__Aim__:
Gather all lines with "this" from the records.

__Dataset__:
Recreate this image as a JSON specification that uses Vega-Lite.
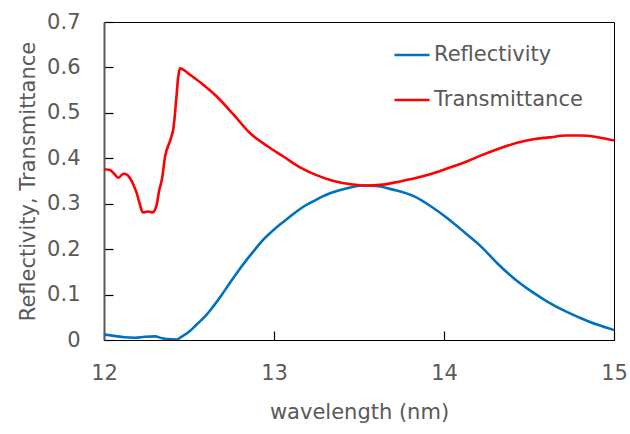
{
  "$schema": "https://vega.github.io/schema/vega-lite/v6.json",
  "width": 510,
  "height": 318,
  "autosize": {"type": "none"},
  "padding": {"left": 104, "top": 22, "right": 16, "bottom": 94},
  "background": "white",
  "config": {
    "font": "DejaVu Sans",
    "view": {"stroke": "black", "strokeWidth": 1}
  },
  "data": {
    "values": [
      {"x": 12.0, "v": 0.012, "s": "Reflectivity"},
      {"x": 12.06, "v": 0.009, "s": "Reflectivity"},
      {"x": 12.12, "v": 0.006, "s": "Reflectivity"},
      {"x": 12.18, "v": 0.005, "s": "Reflectivity"},
      {"x": 12.24, "v": 0.007, "s": "Reflectivity"},
      {"x": 12.30, "v": 0.008, "s": "Reflectivity"},
      {"x": 12.34, "v": 0.004, "s": "Reflectivity"},
      {"x": 12.37, "v": 0.002, "s": "Reflectivity"},
      {"x": 12.43, "v": 0.001, "s": "Reflectivity"},
      {"x": 12.447, "v": 0.005, "s": "Reflectivity"},
      {"x": 12.5, "v": 0.018, "s": "Reflectivity"},
      {"x": 12.545, "v": 0.034, "s": "Reflectivity"},
      {"x": 12.6, "v": 0.054, "s": "Reflectivity"},
      {"x": 12.643, "v": 0.074, "s": "Reflectivity"},
      {"x": 12.69, "v": 0.098, "s": "Reflectivity"},
      {"x": 12.741, "v": 0.126, "s": "Reflectivity"},
      {"x": 12.79, "v": 0.152, "s": "Reflectivity"},
      {"x": 12.84, "v": 0.177, "s": "Reflectivity"},
      {"x": 12.89, "v": 0.200, "s": "Reflectivity"},
      {"x": 12.937, "v": 0.221, "s": "Reflectivity"},
      {"x": 12.985, "v": 0.238, "s": "Reflectivity"},
      {"x": 13.035, "v": 0.254, "s": "Reflectivity"},
      {"x": 13.085, "v": 0.269, "s": "Reflectivity"},
      {"x": 13.133, "v": 0.283, "s": "Reflectivity"},
      {"x": 13.18, "v": 0.295, "s": "Reflectivity"},
      {"x": 13.23, "v": 0.305, "s": "Reflectivity"},
      {"x": 13.28, "v": 0.315, "s": "Reflectivity"},
      {"x": 13.33, "v": 0.323, "s": "Reflectivity"},
      {"x": 13.38, "v": 0.329, "s": "Reflectivity"},
      {"x": 13.43, "v": 0.334, "s": "Reflectivity"},
      {"x": 13.525, "v": 0.340, "s": "Reflectivity"},
      {"x": 13.6, "v": 0.339, "s": "Reflectivity"},
      {"x": 13.7, "v": 0.331, "s": "Reflectivity"},
      {"x": 13.825, "v": 0.316, "s": "Reflectivity"},
      {"x": 13.92, "v": 0.295, "s": "Reflectivity"},
      {"x": 14.02, "v": 0.268, "s": "Reflectivity"},
      {"x": 14.12, "v": 0.237, "s": "Reflectivity"},
      {"x": 14.22, "v": 0.205, "s": "Reflectivity"},
      {"x": 14.31, "v": 0.170, "s": "Reflectivity"},
      {"x": 14.41, "v": 0.136, "s": "Reflectivity"},
      {"x": 14.51, "v": 0.108, "s": "Reflectivity"},
      {"x": 14.61, "v": 0.084, "s": "Reflectivity"},
      {"x": 14.71, "v": 0.064, "s": "Reflectivity"},
      {"x": 14.806, "v": 0.048, "s": "Reflectivity"},
      {"x": 14.9, "v": 0.034, "s": "Reflectivity"},
      {"x": 15.0, "v": 0.022, "s": "Reflectivity"},
      {"x": 12.0, "v": 0.376, "s": "Transmittance"},
      {"x": 12.035, "v": 0.374, "s": "Transmittance"},
      {"x": 12.06, "v": 0.366, "s": "Transmittance"},
      {"x": 12.084, "v": 0.357, "s": "Transmittance"},
      {"x": 12.114, "v": 0.366, "s": "Transmittance"},
      {"x": 12.135, "v": 0.364, "s": "Transmittance"},
      {"x": 12.153, "v": 0.356, "s": "Transmittance"},
      {"x": 12.175, "v": 0.340, "s": "Transmittance"},
      {"x": 12.192, "v": 0.324, "s": "Transmittance"},
      {"x": 12.21, "v": 0.300, "s": "Transmittance"},
      {"x": 12.228, "v": 0.281, "s": "Transmittance"},
      {"x": 12.26, "v": 0.283, "s": "Transmittance"},
      {"x": 12.286, "v": 0.281, "s": "Transmittance"},
      {"x": 12.31, "v": 0.298, "s": "Transmittance"},
      {"x": 12.325, "v": 0.330, "s": "Transmittance"},
      {"x": 12.34, "v": 0.352, "s": "Transmittance"},
      {"x": 12.36, "v": 0.405, "s": "Transmittance"},
      {"x": 12.39, "v": 0.440, "s": "Transmittance"},
      {"x": 12.41, "v": 0.470, "s": "Transmittance"},
      {"x": 12.425, "v": 0.530, "s": "Transmittance"},
      {"x": 12.437, "v": 0.580, "s": "Transmittance"},
      {"x": 12.447, "v": 0.598, "s": "Transmittance"},
      {"x": 12.47, "v": 0.594, "s": "Transmittance"},
      {"x": 12.506, "v": 0.584, "s": "Transmittance"},
      {"x": 12.58, "v": 0.563, "s": "Transmittance"},
      {"x": 12.663, "v": 0.536, "s": "Transmittance"},
      {"x": 12.76, "v": 0.497, "s": "Transmittance"},
      {"x": 12.86, "v": 0.455, "s": "Transmittance"},
      {"x": 12.96, "v": 0.427, "s": "Transmittance"},
      {"x": 13.055, "v": 0.404, "s": "Transmittance"},
      {"x": 13.153, "v": 0.380, "s": "Transmittance"},
      {"x": 13.25, "v": 0.363, "s": "Transmittance"},
      {"x": 13.35, "v": 0.350, "s": "Transmittance"},
      {"x": 13.45, "v": 0.343, "s": "Transmittance"},
      {"x": 13.545, "v": 0.340, "s": "Transmittance"},
      {"x": 13.64, "v": 0.342, "s": "Transmittance"},
      {"x": 13.74, "v": 0.349, "s": "Transmittance"},
      {"x": 13.84, "v": 0.357, "s": "Transmittance"},
      {"x": 13.937, "v": 0.367, "s": "Transmittance"},
      {"x": 14.03, "v": 0.379, "s": "Transmittance"},
      {"x": 14.134, "v": 0.393, "s": "Transmittance"},
      {"x": 14.23, "v": 0.408, "s": "Transmittance"},
      {"x": 14.33, "v": 0.422, "s": "Transmittance"},
      {"x": 14.43, "v": 0.434, "s": "Transmittance"},
      {"x": 14.525, "v": 0.442, "s": "Transmittance"},
      {"x": 14.62, "v": 0.446, "s": "Transmittance"},
      {"x": 14.72, "v": 0.450, "s": "Transmittance"},
      {"x": 14.8, "v": 0.450, "s": "Transmittance"},
      {"x": 14.88, "v": 0.448, "s": "Transmittance"},
      {"x": 14.94, "v": 0.444, "s": "Transmittance"},
      {"x": 15.0, "v": 0.439, "s": "Transmittance"}
    ]
  },
  "resolve": {"axis": {"x": "independent", "y": "independent"}},
  "layer": [
    {
      "mark": {"type": "point", "opacity": 0},
      "encoding": {
        "x": {
          "field": "x", "type": "quantitative",
          "scale": {"domain": [12, 15], "nice": false, "zero": false},
          "axis": {
            "orient": "top", "offset": -318,
            "values": [12, 13, 14, 15],
            "title": null, "labels": false, "domain": false, "grid": false,
            "ticks": true, "tickSize": 9, "tickWidth": 1.2, "tickColor": "black"
          }
        },
        "y": {
          "field": "v", "type": "quantitative",
          "scale": {"domain": [0, 0.7], "nice": false},
          "axis": {
            "orient": "right", "offset": -510,
            "values": [0, 0.1, 0.2, 0.3, 0.4, 0.5, 0.6, 0.7],
            "title": null, "labels": false, "domain": false, "grid": false,
            "ticks": true, "tickSize": 9, "tickWidth": 1.2, "tickColor": "black"
          }
        }
      }
    },
    {
      "mark": {"type": "line", "strokeWidth": 2.6, "interpolate": "monotone", "clip": true},
      "encoding": {
        "x": {
          "field": "x", "type": "quantitative",
          "scale": {"domain": [12, 15], "nice": false, "zero": false},
          "axis": {
            "orient": "bottom",
            "title": "wavelength (nm)",
            "values": [12, 13, 14, 15],
            "format": "d",
            "grid": false, "ticks": false, "labelFlush": false,
            "domainColor": "black", "domainWidth": 1,
            "labelFontSize": 21, "labelColor": "#595959", "labelPadding": 22,
            "labelFont": "DejaVu Sans",
            "titleFontSize": 21, "titleColor": "#595959", "titleFontWeight": "normal",
            "titleFont": "DejaVu Sans", "titlePadding": 18
          }
        },
        "y": {
          "field": "v", "type": "quantitative",
          "scale": {"domain": [0, 0.7], "nice": false},
          "axis": {
            "orient": "left",
            "title": "Reflectivity, Transmittance",
            "values": [0, 0.1, 0.2, 0.3, 0.4, 0.5, 0.6, 0.7],
            "format": ".1~f",
            "grid": false, "ticks": false, "labelFlush": false,
            "domainColor": "#595959", "domainWidth": 2,
            "labelFontSize": 21, "labelColor": "#595959", "labelPadding": 24,
            "labelFont": "DejaVu Sans",
            "titleFontSize": 21, "titleColor": "#595959", "titleFontWeight": "normal",
            "titleFont": "DejaVu Sans", "titlePadding": 8
          }
        },
        "color": {
          "field": "s", "type": "nominal",
          "scale": {"domain": ["Reflectivity", "Transmittance"], "range": ["#0070C0", "#FF0000"]},
          "legend": {
            "title": null,
            "orient": "none",
            "legendX": 289,
            "legendY": 14,
            "symbolType": "stroke",
            "symbolSize": 1225,
            "symbolStrokeWidth": 2.6,
            "labelFontSize": 21,
            "labelColor": "#595959",
            "labelFont": "DejaVu Sans",
            "labelOffset": 3,
            "rowPadding": 16
          }
        }
      }
    }
  ]
}
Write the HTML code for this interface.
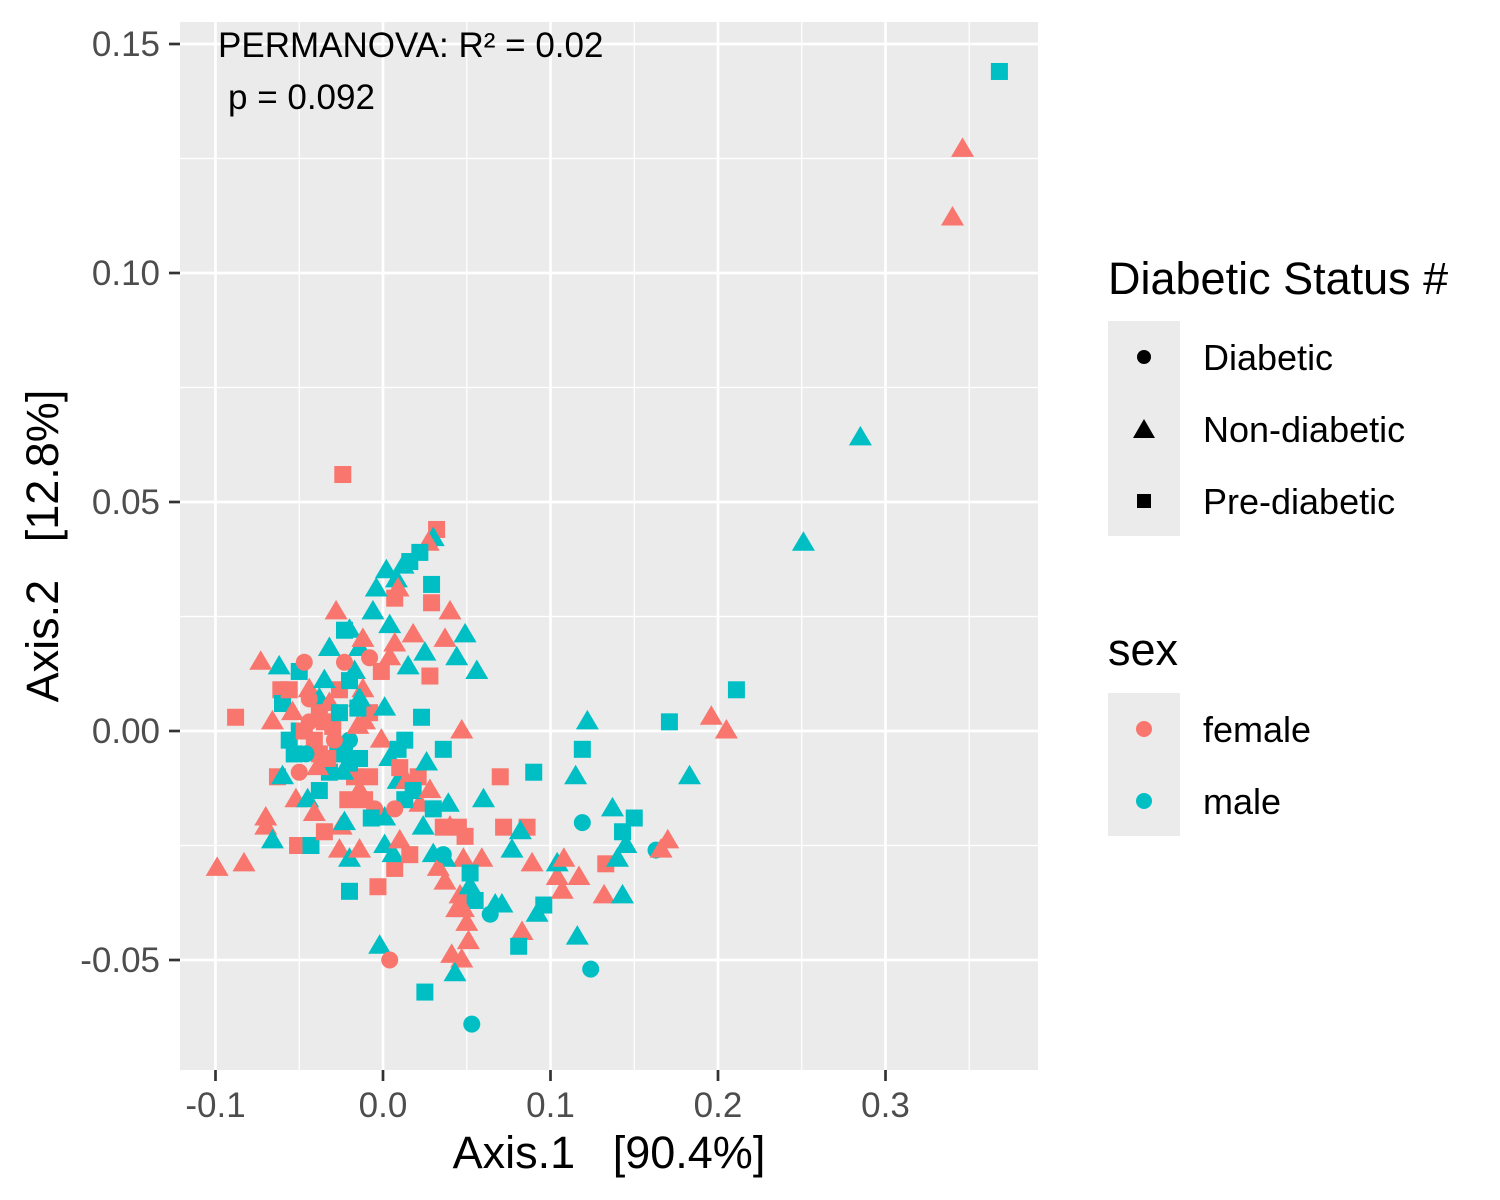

__Exercise answer__:
Recreate this image as a JSON specification that uses Vega-Lite.
Write the HTML code for this interface.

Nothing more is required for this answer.